L’homme aux ambitions démesurées ne manquera pas de venir présenter lui aussi sa facture au nouveau chef de l’Etat. Il faudra sans doute à ce dernier apprécier la part réelle d'IB dans la victoire et le récompenser en conséquence, tout en le surveillant comme du lait sur le feu afin qu’il ne tente pas un jour de vouloir être calife à la place du calife.

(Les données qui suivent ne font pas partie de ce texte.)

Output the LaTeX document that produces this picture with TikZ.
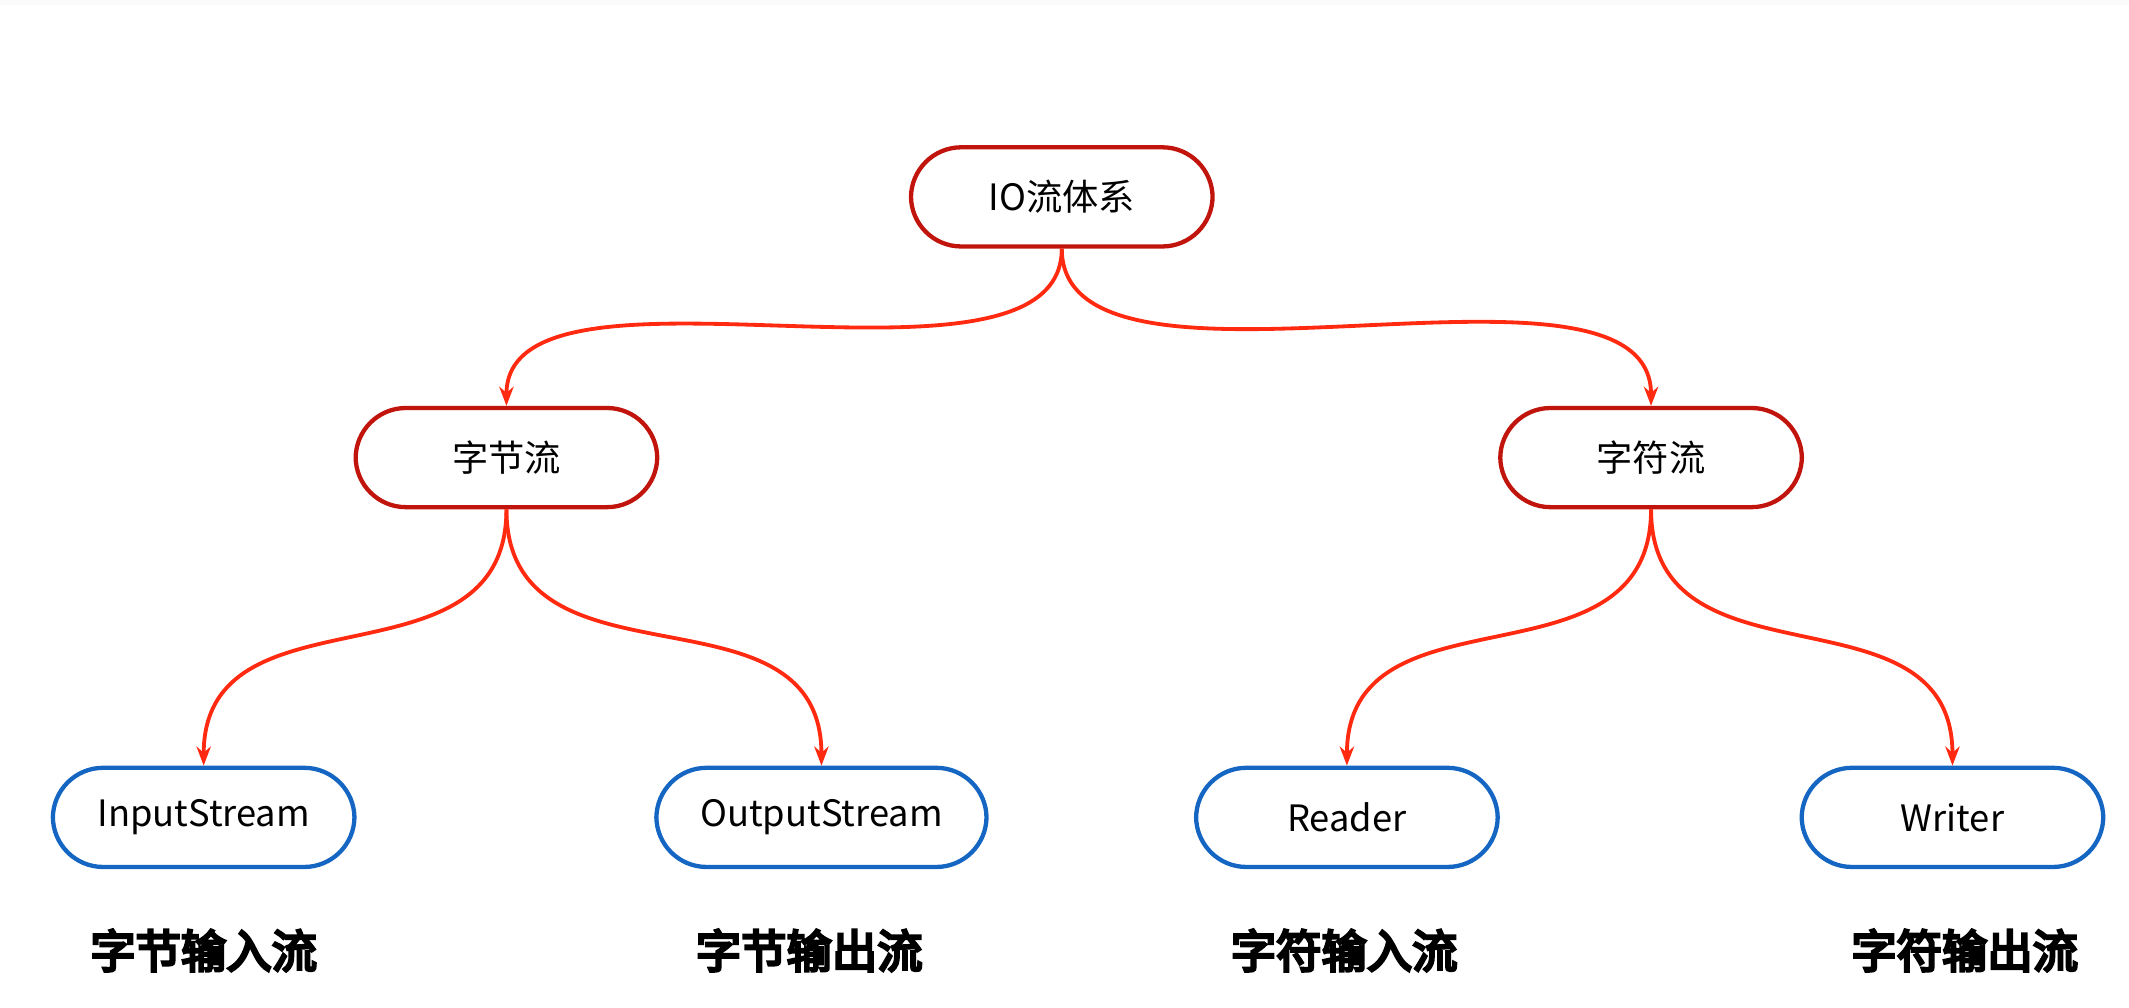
\documentclass[tikz,border=0pt]{standalone}
\usepackage{fontspec}
\setmainfont{Noto Sans}
\newfontfamily\cjk{Noto Sans CJK SC}
\newfontfamily\cjkbf{Noto Sans CJK SC}[FakeBold=6]
\usetikzlibrary{arrows.meta}
\definecolor{boxred}{HTML}{C0140C}
\definecolor{linered}{HTML}{FF2A10}
\definecolor{boxblue}{HTML}{1466C2}
\tikzset{
  box/.style = {rounded corners=0.37cm, line width=0.9pt, minimum width=2.22cm, minimum height=0.73cm, font=\cjk\fontsize{7.6}{8}\selectfont},
  top/.style = {box, draw=boxred},
  leaf/.style = {box, draw=boxblue},
  link/.style = {linered, line width=0.8pt, -{Stealth[length=4pt,width=3pt]}, out=-90, in=90, looseness=1.2},
  tag/.style = {font=\cjkbf\fontsize{9.5}{10}\selectfont}
}
\begin{document}
\begin{tikzpicture}[x=0.01cm, y=-0.01cm]
\useasboundingbox (0,0) rectangle (1568,742);
\fill [black!2] (0,0) rectangle (1568,4);
% tree
\node [top] (io) at (782,145) {IO流体系};
\node [top] (byte) at (373,337) {字节流};
\node [top] (char) at (1216,337) {字符流};
\node [leaf] (in) at (150,602) {InputStream};
\node [leaf, minimum width=2.43cm] (out) at (605,602) {OutputStream};
\node [leaf] (reader) at (992,602) {Reader};
\node [leaf] (writer) at (1438,602) {Writer};
\draw [link, looseness=0.75] (io.south) to (byte.north);
\draw [link, looseness=0.75] (io.south) to (char.north);
\draw [link] (byte.south) to (in.north);
\draw [link] (byte.south) to (out.north);
\draw [link] (char.south) to (reader.north);
\draw [link] (char.south) to (writer.north);
% labels
\node [tag] (tin) at (150,700) {字节输入流};
\node [tag] (tout) at (596,700) {字节输出流};
\node [tag] (treader) at (990,700) {字符输入流};
\node [tag] (twriter) at (1447,700) {字符输出流};
\end{tikzpicture}
\end{document}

La France et les Nations unies
La France et les Nations unies pourraient être considérées comme d’autres créanciers, puisqu’il aura fallu que leurs forces bombardent les camps militaires de Laurent Gbagbo pour que ses hommes arrêtent le combat. Alassane Ouattara, qui a de solides relations d’amitié avec le sommet de l’Etat français, n’a jamais caché sa volonté de tisser à nouveau les liens privilégiés que son pays avait avec la France. Et certainement que les entreprises françaises pourraient bénéficier de sérieux coups de pouce dans les marchés de la reconstruction de la Côte d’Ivoire.